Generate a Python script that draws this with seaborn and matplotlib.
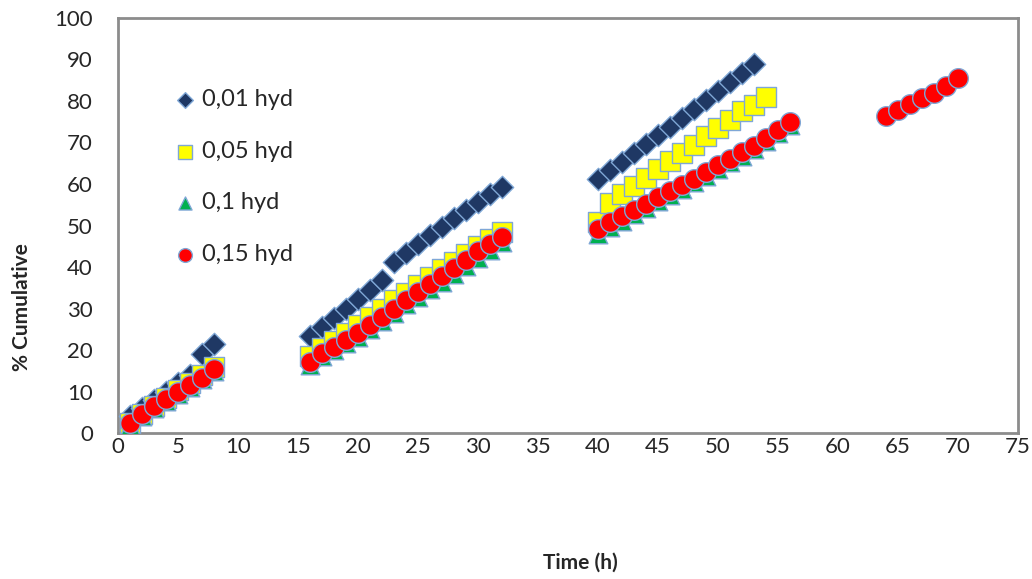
import numpy as np
import pandas as pd
import matplotlib
matplotlib.use("Agg")
import matplotlib.pyplot as plt
import seaborn as sns

# Time points (h) for each series
t_001 = [1, 2, 3, 4, 5, 6, 7, 8,
         16, 17, 18, 19, 20, 21, 22, 23, 24, 25, 26, 27, 28, 29, 30, 31, 32,
         40, 41, 42, 43, 44, 45, 46, 47, 48, 49, 50, 51, 52, 53]
y_001 = [4, 6, 8, 10, 12, 14, 19, 21.5,
         23.5, 25.5, 27.7, 30, 32.3, 34.5, 36.8, 41.2, 43.3, 45.5, 47.6, 49.7, 51.8, 53.8, 55.7, 57.5, 59.3,
         61.3, 63.3, 65.4, 67.5, 69.6, 71.7, 73.8, 76, 78.1, 80.2, 82.3, 84.5, 86.7, 89]

t_005 = [1, 2, 3, 4, 5, 6, 7, 8,
         16, 17, 18, 19, 20, 21, 22, 23, 24, 25, 26, 27, 28, 29, 30, 31, 32,
         40, 41, 42, 43, 44, 45, 46, 47, 48, 49, 50, 51, 52, 53, 54]
y_005 = [2.5, 4.5, 6.5, 8.5, 10.5, 12, 14, 16,
         18.5, 20.5, 22.3, 24, 26, 28, 30, 32, 33.8, 35.7, 37.5, 39.5, 41.3, 43.2, 45, 46.8, 48.5,
         50.8, 55.5, 57.5, 59.5, 61.5, 63.5, 65.5, 67.5, 69.5, 71.5, 73.5, 75.5, 77.5, 79, 81]

t_01 = [1, 2, 3, 4, 5, 6, 7, 8,
        16, 17, 18, 19, 20, 21, 22, 23, 24, 25, 26, 27, 28, 29, 30, 31, 32,
        40, 41, 42, 43, 44, 45, 46, 47, 48, 49, 50, 51, 52, 53, 54, 55, 56]
y_01 = [2, 4, 6, 7.8, 9.5, 11.2, 13, 15,
        16.5, 18.5, 20, 21.6, 23.2, 25, 27, 29, 31, 32.8, 34.6, 36.5, 38.4, 40.3, 42.2, 44, 46,
        48, 49.6, 51.2, 52.8, 54.3, 55.8, 57.3, 58.9, 60.4, 62, 63.6, 65.2, 66.8, 68.4, 70.3, 72.3, 74.3]

t_015 = [1, 2, 3, 4, 5, 6, 7, 8,
         16, 17, 18, 19, 20, 21, 22, 23, 24, 25, 26, 27, 28, 29, 30, 31, 32,
         40, 41, 42, 43, 44, 45, 46, 47, 48, 49, 50, 51, 52, 53, 54, 55, 56,
         64, 65, 66, 67, 68, 69, 70]
y_015 = [2.5, 4.5, 6.5, 8.2, 10, 11.7, 13.3, 15.5,
         17.2, 19.2, 20.8, 22.5, 24, 26, 28, 30, 32, 34, 36, 37.8, 39.8, 41.8, 43.8, 45.5, 47.3,
         49.2, 50.8, 52.3, 53.8, 55.3, 56.8, 58.3, 59.8, 61.3, 62.9, 64.5, 66, 67.6, 69.2, 71, 73, 75,
         76.3, 77.8, 79.2, 80.6, 82, 83.7, 85.6]

labels = ["0,01 hyd", "0,05 hyd", "0,1 hyd", "0,15 hyd"]
xticks = list(range(0, 80, 5))
yticks = list(range(0, 110, 10))

series = [
    (t_001, y_001, labels[0], "D", "#1F3864", 130),
    (t_005, y_005, labels[1], "s", "#FFFF00", 190),
    (t_01, y_01, labels[2], "^", "#00B050", 180),
    (t_015, y_015, labels[3], "o", "#FF0000", 200),
]

sns.set_style("white")
plt.rcParams['font.family'] = ['Lato', 'DejaVu Sans']

fig = plt.figure(figsize=(10.32, 5.79), dpi=100)
ax = fig.add_axes([0.1143, 0.252, 0.8723, 0.717])

for t, y, lab, m, c, s in series:
    df = pd.DataFrame({"Time": t, "Cum": y})
    sns.scatterplot(data=df, x="Time", y="Cum", marker=m, color=c, s=s,
                    edgecolor="#7FA7D6", linewidth=1.0, label=lab, ax=ax, zorder=3)

ax.set_xlim(0, 75)
ax.set_ylim(0, 100)
ax.set_xticks(xticks)
ax.set_yticks(yticks)
ax.tick_params(axis="both", labelsize=16, length=0)
ax.tick_params(axis="x", pad=3)
ax.tick_params(axis="y", pad=18)
for sp in ax.spines.values():
    sp.set_color("#8C8C8C")
    sp.set_linewidth(2)

ax.set_xlabel("")
ax.set_ylabel("")
fig.text(0.562, 0.028, "Time (h)", fontsize=15, fontweight="bold", ha="center", va="center")
fig.text(0.021, 0.47, "% Cumulative", fontsize=15, fontweight="bold", rotation=90,
         ha="center", va="center")

ax.legend(loc="upper left", bbox_to_anchor=(0.025, 0.88), frameon=False, fontsize=17,
          labelspacing=1.3, handletextpad=-0.3, markerscale=0.7)

fig.savefig("out.png", dpi=100)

Directions for this task: Starting at the top of the listing above, reproduce each line up to and including the one with "import seaborn as sns"; omit the pictures.

Written answer:
Generate a Python script that draws this with seaborn and matplotlib.
import numpy as np
import pandas as pd
import matplotlib
matplotlib.use("Agg")
import matplotlib.pyplot as plt
import seaborn as sns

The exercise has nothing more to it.